Throughout, Kristof and WuDunn show faith in the capacity of ordinary citizens, including Americans, to initiate change — gutsy at a time when many Westerners who voice concern are ritually accused of interfering. Mingling tales of woe with testimonials to people power, the authors explain how tragedy can spawn opportunity. Their hope: “To recruit you to join an incipient movement to emancipate women.”
Little-known Westerners — doctors, teachers and students — serve as role models. Harper McConnell is a University of Minnesota graduate. Fresh out of college, she broke up with her boyfriend and entered the dating desert of Congo to oversee her church’s relationship with a hospital for women. “At the age of 23, Harper became the principal of her own school,” Kristof and WuDunn write about this young American who “jabbers away in Swahili.”
But “Half the Sky” prescribes some tough medicine: To be effective on behalf of invisible women overseas, Americans must “bridge the God Gulf.” That is, secular humanists will have to forge common cause with religious believers, emulating an era “when liberal deists and conservative evangelicals joined forces to overthrow slavery.”
Kristof and WuDunn repeatedly invoke the abolitionist project. Besides stirring emotions, the antislavery lens permits Americans to see an urgent obligation. When the West cares as much about sex slavery as it does about pirated DVDs, India “will dispatch people to the borders to stop traffickers,” they predict. “We single out the West because, even though we’re peripheral to the slavery, our action is necessary to overcome a horrific evil.” As proof, they detail how American diplomats and Congress spurred the Cambodian police to crack down on brothel owners. “Simply asking questions put the issue on the agenda.”
So it comes as a disappointment when Kristof and WuDunn seem to cut short their own questions. They entitle one of their chapters “Is Islam Misogynistic?” Their answer: Because ultraconservative Saudi Arabia has outlawed slaves, the Koran must be open to progressive interpretations on other human rights issues, like women’s equality.
The trouble is, laws ring hollow if they’re not enforced, something Kristof and WuDunn robustly recognize about female genital mutilation in Africa. Why not acknowledge the same about Saudi Arabia’s often appalling treatment of female domestic workers, whose condition Human Rights Watch has deemed “slavery-like”? Could their silence be traced to the “scolding” that Kristof received from a group of Muslim women in Riyadh?
One of them insists to him that Saudi Arabia’s ban on female drivers, and the related effects of a profoundly patriarchal culture, “are our problems, not yours.” Kristof doesn’t appear to question her. Yet later, he and WuDunn link “the boom in Muslim terrorists” to “the broader marginalization of women,” recalling that the ringleader of the 9/11 hijackers cited a teaching about well-endowed virgins awaiting male martyrs in heaven.

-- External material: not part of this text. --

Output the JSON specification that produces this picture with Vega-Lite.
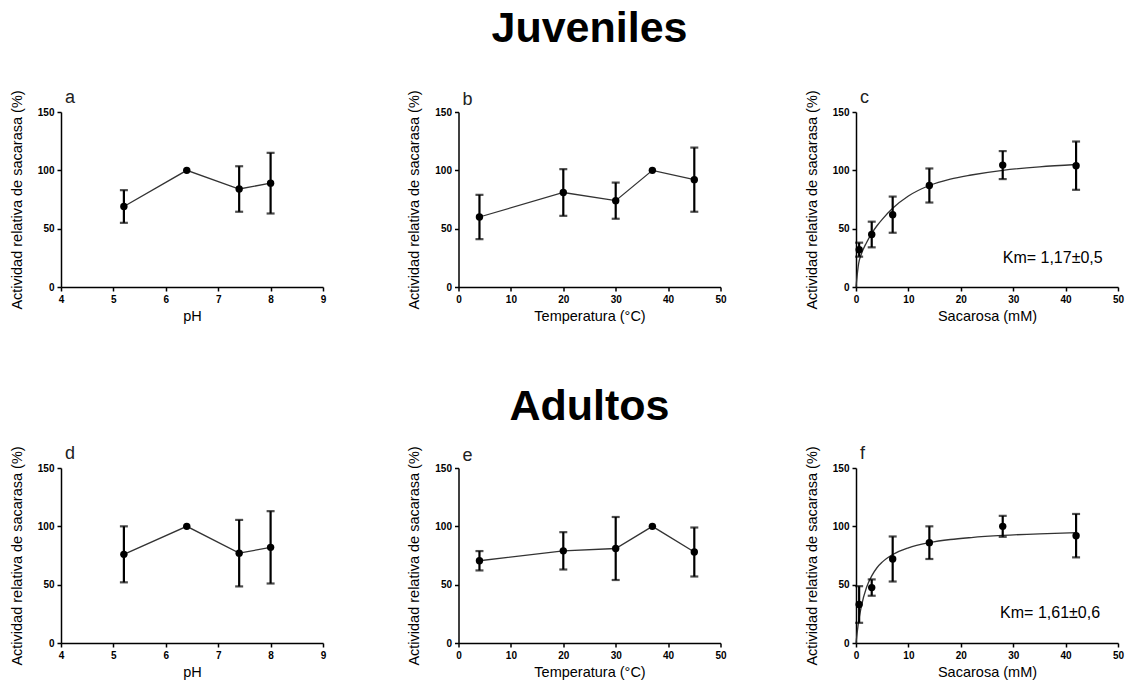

Clearly, a connection can be drawn between global security and certain cultural customs in the Middle East. In that case, Muslim women’s problems are everyone’s problems. Despite all their reminders of our interdependence as humans, Kristof and WuDunn miss an excellent chance to help fellow progressives build backbone.
Perhaps a different encounter should be arranged for the two authors — with a Muslim woman in Sweden who hides immigrant Arab girls threatened by honor killings. She told me that many Western feminists condemn her because, she believes, they care more about looking tolerant than about saving lives. In confronting the failings of multiculturalism, secularists could move forward with evangelicals, as abolitionists did almost 200 years ago. Imagine the potential for progress.
Irshad Manji, a scholar with the Robert F. Wagner School of Public Service at New York University, is the author of “The Trouble With Islam Today: A Muslim’s Call for Reform in Her Faith.”